Robert Spencer, Earl of Sunderland, who was continued as secretary of state, had been at one period a supporter of the exclusion bill, and had been suspected of having offered the Duchess of Portsmouth to obtain the succession to the crown for her son, the Duke of Richmond. Nay more, King James, in his “Memoirs,” charges him with having intended, just at the time of Charles’s death, to send him into a second banishment; but with regard to this last point, it appears evident to me, that many things in those “Memoirs,” relative to this earl, were written after James’s abdication, and in the greatest bitterness of spirit, when he was probably in a frame of mind to believe anything against a person by whom he conceived himself to have been basely deserted. The reappointment, therefore, of this nobleman to so important an office, is to be accounted for partly upon the general principle above-mentioned, of making the new reign a mere continuation of the former, and partly upon Sunderland’s extraordinary talents for ingratiating himself with persons in power, and persuading them that he was the fittest instrument for their purposes; a talent in which he seems to have surpassed all the intriguing statesmen of his time, or perhaps of any other.
An intimate connection with the court of Versailles being the principal engine by which the favourite project of absolute monarchy was to be effected, James, for the purpose of fixing and cementing that connection, sent for M. de Barillon, the French ambassador, the very day after his accession, and entered into the most confidential discourse with him. He explained to him his motives for intending to call a parliament, as well as his resolution to levy by authority the revenue which his predecessor had enjoyed in virtue of a grant of parliament which determined with his life. He made general professions of attachment to Louis, declared that in all affairs of importance it was his intention to consult that monarch, and apologised, upon the ground of the urgency of the case, for acting in the instance mentioned without his advice. Money was not directly mentioned, owing, perhaps, to some sense of shame upon that subject, which his brother had never experienced; but lest there should be a doubt whether that object were implied in the desire of support and protection, Rochester was directed to explain the matter more fully, and to give a more distinct interpretation of these general terms.
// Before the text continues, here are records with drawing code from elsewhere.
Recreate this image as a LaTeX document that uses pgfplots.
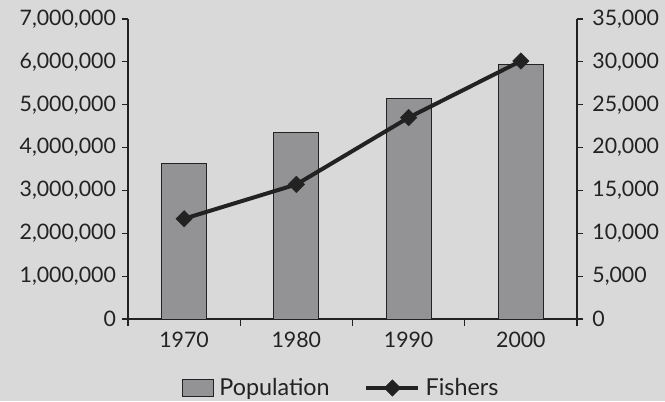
\documentclass[border=0pt]{standalone}
\usepackage{pgfplots}
\pgfplotsset{compat=1.18}
\usepackage{fontspec}
\setmainfont{Lato}

\definecolor{bg}{HTML}{D9D9D9}
\definecolor{bargray}{HTML}{939396}
\definecolor{ink}{HTML}{222222}

\pgfplotsset{
    midmark legend/.style={legend image code/.code={
        \draw[mark repeat=2, mark phase=2, ##1] plot coordinates {(0pt,0pt) (19.5pt,0pt) (39pt,0pt)};}},
}

\begin{document}
\begin{tikzpicture}[x=1pt,y=1pt]
\fill[bg] (-96,-61.5) rectangle (402.75,239.25);
\useasboundingbox (-96,-61.5) rectangle (402.75,239.25);

% population bars, left axis
\begin{axis}[
    at={(0,0)}, anchor=south west,
    width=336.75pt, height=225pt, scale only axis,
    xmin=-0.5, xmax=3.5,
    ymin=0, ymax=7000000,
    axis x line*=bottom, axis y line*=left,
    axis line style={ink, line width=0.9pt},
    tick align=outside,
    xtick={0,1,2,3},
    xticklabels={1970,1980,1990,2000},
    minor xtick={-0.5,0.5,1.5,2.5,3.5},
    major x tick style={draw=none},
    minor x tick style={ink, line width=0.9pt},
    minor tick length=5.5pt,
    major tick length=4.5pt,
    y tick style={ink, line width=0.9pt},
    ytick={0,1000000,...,7000000},
    scaled y ticks=false,
    /pgf/number format/.cd, fixed, 1000 sep={,}, assume math mode=true,
    /pgfplots/.cd,
    tick label style={font=\fontsize{16}{18}\selectfont, text=ink},
    xticklabel style={yshift=-2pt},
    yticklabel style={xshift=-1pt},
    ybar, bar width=33.75pt,
    clip=false,
]
\addplot[draw=ink, fill=bargray, line width=0.75pt] coordinates {
    (0,3620000) (1,4360000) (2,5140000) (3,5930000)
};
\end{axis}

% fishers line, right axis
\begin{axis}[
    at={(0,0)}, anchor=south west,
    width=336.75pt, height=225pt, scale only axis,
    xmin=-0.5, xmax=3.5,
    ymin=0, ymax=35000,
    axis x line=none, axis y line*=right,
    axis line style={ink, line width=0.9pt},
    tick align=outside,
    major tick length=4.5pt,
    y tick style={ink, line width=0.9pt},
    ytick={0,5000,...,35000},
    scaled y ticks=false,
    /pgf/number format/.cd, fixed, 1000 sep={,}, assume math mode=true,
    /pgfplots/.cd,
    tick label style={font=\fontsize{16}{18}\selectfont, text=ink},
    yticklabel style={xshift=3.5pt},
    clip=false,
    legend columns=2,
    legend style={at={(axis description cs:0.479,-0.23)}, anchor=center,
        draw=none, fill=none, font=\fontsize{17.5}{20}\selectfont, text=ink,
        /tikz/every even column/.append style={column sep=22pt},
        /tikz/every node/.append style={inner xsep=4pt}},
]
\addlegendimage{legend image code/.code={
    \draw[draw=ink, fill=bargray, line width=0.75pt] (0pt,-6pt) rectangle (23pt,6.5pt);}}
\addlegendentry{Population}
\addplot[color=ink, line width=3pt, mark=square*, mark size=4.4pt,
    mark options={rotate=45, line width=0.3pt}, midmark legend]
    coordinates {(0,11700) (1,15700) (2,23500) (3,30100)};
\addlegendentry{Fishers}
\end{axis}
\end{tikzpicture}
\end{document}
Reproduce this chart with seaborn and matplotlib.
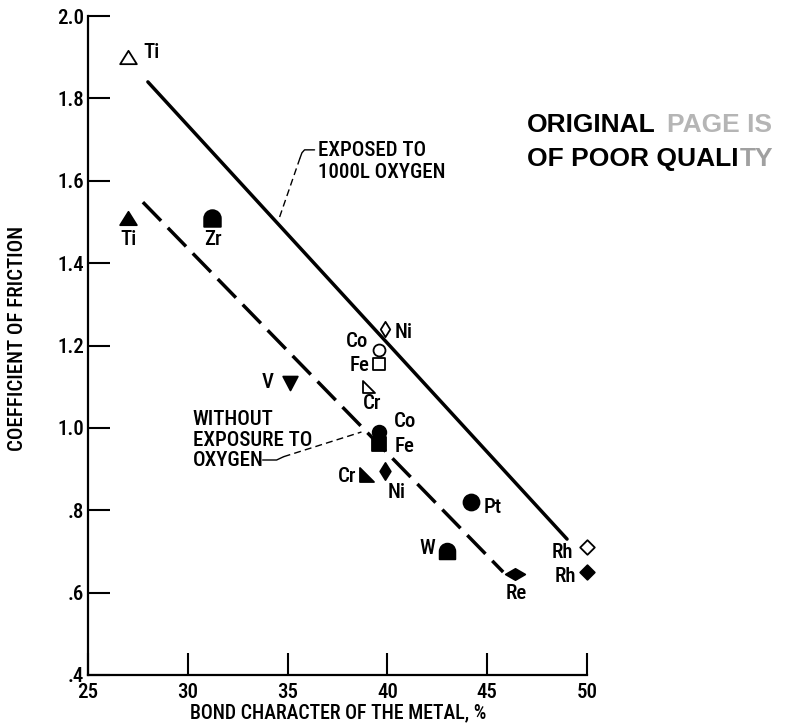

Accordingly, that minister waited the next morning upon Barillon, and after having repeated and enlarged upon the reasons for calling a parliament, stated, as an additional argument in defence of the measure, that without it his master would become too chargeable to the French king; adding, however, that the assistance which might be expected from a parliament, did not exempt him altogether from the necessity of resorting to that prince for pecuniary aids; for that without such, he would be at the mercy of his subjects, and that upon this beginning would depend the whole fortune of the reign. If Rochester actually expressed himself as Barillon relates, the use intended to be made of parliament cannot but cause the most lively indignation, while it furnishes a complete answer to the historians who accuse the parliaments of those days of unseasonable parsimony in their grants to the Stuart kings; for the grants of the people of England were not destined, it seems, to enable their kings to oppose the power of France, or even to be independent of her, but to render the influence which Louis was resolved to preserve in this country less chargeable to him, by furnishing their quota to the support of his royal dependant.
The French ambassador sent immediately a detailed account of these conversations to his court, where, probably, they were not received with the less satisfaction on account of the request contained in them having been anticipated. Within a very few days from that in which the latter of them had passed, he was empowered to accompany the delivery of a letter from his master, with the agreeable news of having received from him bills of exchange to the amount of five hundred thousand livres, to be used in whatever manner might be convenient to the king of England’s service. The account which Barillon gives, of the manner in which this sum was received, is altogether ridiculous: the king’s eyes were full of tears, and three of his ministers, Rochester, Sunderland, and Godolphin, came severally to the French ambassador, to express the sense their master had of the obligation, in terms the most lavish. Indeed, demonstrations of gratitude from the king directly, as well as through his ministers, for this supply were such, as if they had been used by some unfortunate individual, who, with his whole family, had been saved, by the timely succour of some kind and powerful protector, from a gaol and all its horrors, would be deemed rather too strong than too weak. Barillon himself seems surprised when he relates them; but imputes them to what was probably their real cause, to the apprehensions that had been entertained (very unreasonable ones!) that the king of France might no longer choose to interfere in the affairs of England, and consequently that his support could not be relied on for the grand object of assimilating this government to his own.
If such apprehensions did exist, it is probable that they were chiefly owing to the very careless manner, to say the least, in which Louis had of late fulfilled his pecuniary engagements to Charles, so as to amount, in the opinion of the English ministers, to an actual breach of promise. But the circumstances were in some respects altered. The French king had been convinced that Charles would never call a parliament; nay, further perhaps, that if he did, he would not be trusted by one; and considering him therefore entirely in his power, acted from that principle in insolent minds which makes them fond of ill-treating and insulting those whom they have degraded to a dependence on them. But James would probably be obliged at the commencement of a new reign to call a parliament, and if well used by such a body, and abandoned by France, might give up his project of arbitrary power, and consent to govern according to the law and constitution. In such an event, Louis easily foresaw, that, instead of a useful dependent, he might find upon the throne of England a formidable enemy. Indeed, this prince and his ministers seem all along, with a sagacity that does them credit, to have foreseen, and to have justly estimated, the dangers to which they would be liable, if a cordial union should ever take place between a king of England and his parliament, and the British councils be directed by men enlightened and warmed by the genuine principles of liberty. It was therefore an object of great moment to bind the new king, as early as possible, to the system of dependency upon France; and matter of less triumph to the court of Versailles to have retained him by so moderate a fee, than to that of London to receive a sum which, though small, was thought valuable, no as an earnest of better wages and future protection.